Board member Sandy Wegman also supported the plan, but the pair failed to win over any allies.

Board member Kurt Kojzarek, who also sits on the committee overseeing union negotiations, said in an interview the county has enough money to fund reasonable raises without a tax increase. The county has a property tax freeze protection fund with about $1.2 million. He said he can't justify a tax increase until that fund is empty.

"A tax increase always needs to be a means of last resort," Kojzarek said. "It should almost be where if you have to raise taxes you should apologize to your constituents because that's the only way you've found to do things. We have the funds right now. It makes no sense to keep those funds and ask for more."
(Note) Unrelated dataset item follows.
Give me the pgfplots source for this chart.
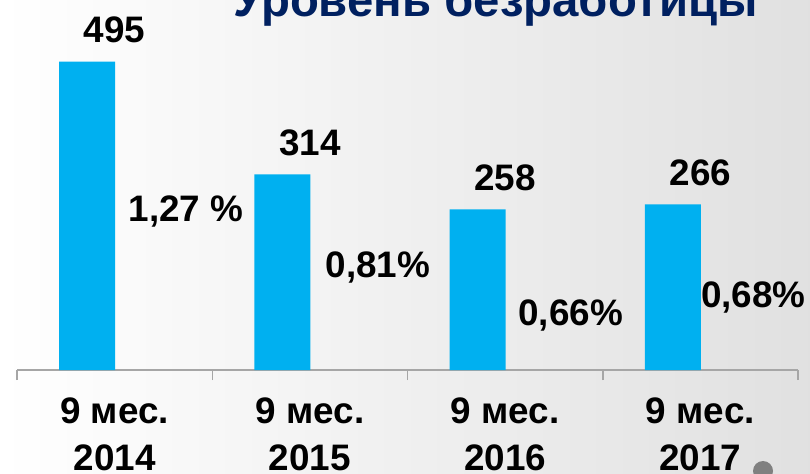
\documentclass[border=0pt]{standalone}
\usepackage{fontspec}
\setmainfont{Liberation Sans}
\usepackage{pgfplots}
\usepackage{pgfplotstable}
\pgfplotsset{compat=1.18}
\definecolor{barblue}{HTML}{00B0F0}
\definecolor{navy}{HTML}{002060}
\definecolor{axgray}{HTML}{A6A6A6}
\newcommand\lab{\fontsize{37}{47}\selectfont\bfseries}

\pgfplotstableread{
x val
0 495
1 314
2 258
3 266
}\unemployed

\pgfplotstableread[col sep=semicolon]{
x;val;lab;dx;dy
0;1.27;1,27 \%;71.5;0
1;0.81;0,81\%;68;21.7
2;0.66;0,66\%;65.5;0
3;0.68;0,68\%;53;14.6
}\rate

\begin{document}
\begin{tikzpicture}
\shade[left color=white, right color=black!12] (0bp,0bp) rectangle (810bp,474bp);
\path[use as bounding box] (0bp,0bp) rectangle (810bp,474bp);
\node[anchor=base, font=\fontsize{47.5}{52}\selectfont\bfseries, text=navy, inner sep=0pt] at (495.5bp,457bp) {Уровень безработицы};
\begin{axis}[at={(17bp,104bp)}, anchor=south west, scale only axis,
  width=781bp, height=340bp, xmin=-0.5, xmax=3.5, ymin=0, ymax=545.7,
  axis x line*=bottom, axis y line=none,
  x axis line style={-}, axis line style={axgray, line width=1.5bp},
  xtick={0,1,2,3},
  xticklabels={{9 мес.\\2014},{9 мес.\\2015},{9 мес.\\2016},{9 мес.\\2017}},
  major tick length=0pt,
  minor xtick={-0.5,0.5,1.5,2.5,3.5}, minor tick length=10bp, tick align=outside,
  tick style={axgray, line width=1.5bp},
  xticklabel style={align=center, font=\lab, anchor=north, inner sep=0pt, yshift=-28bp},
  clip=false]
\addplot[ybar, fill=barblue, draw=none, bar width=56bp, bar shift=-27.5bp,
  nodes near coords, point meta=explicit symbolic,
  every node near coord/.append style={anchor=base, inner sep=0pt, yshift=19bp, font=\lab, text=black}]
  table[x=x, y=val, meta=val] {\unemployed};
\end{axis}
\begin{axis}[at={(17bp,104bp)}, anchor=south west, scale only axis,
  width=781bp, height=340bp, xmin=-0.5, xmax=3.5, ymin=0.3937, ymax=2.4067,
  hide axis, clip=false]
\addplot[draw=none, mark=none, nodes near coords, point meta=explicit symbolic,
  visualization depends on={\thisrow{dx}\as\dx},
  visualization depends on={\thisrow{dy}\as\dy},
  every node near coord/.append style={anchor=base, inner sep=0pt, xshift=\dx bp, yshift=\dy bp, font=\lab, text=black}]
  table[x=x, y=val, meta=lab] {\rate};
\end{axis}
\fill[black!50] (763bp,3bp) circle (10bp);
\end{tikzpicture}
\end{document}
An inability to find more money will cause the judiciary to be a loser in the 2019 budget. A committee formed to revive the GPS monitoring program used to track potentially dangerous people awaiting trial failed to identify a permanent funding source.


Judges and county board members all agreed the program could not return without funding that would keep it off any future chopping blocks.

Board member Theresa Barreiro has been a champion for the program. She said the loss of state grants to support the GPS program all but doomed its return.

"We can't revive it," Barreiro said. "Once we cut it last year, we weren't going to get that state money back. But I'm disappointed there was no one here from the judiciary today. I don't understand why they're not defending it anymore."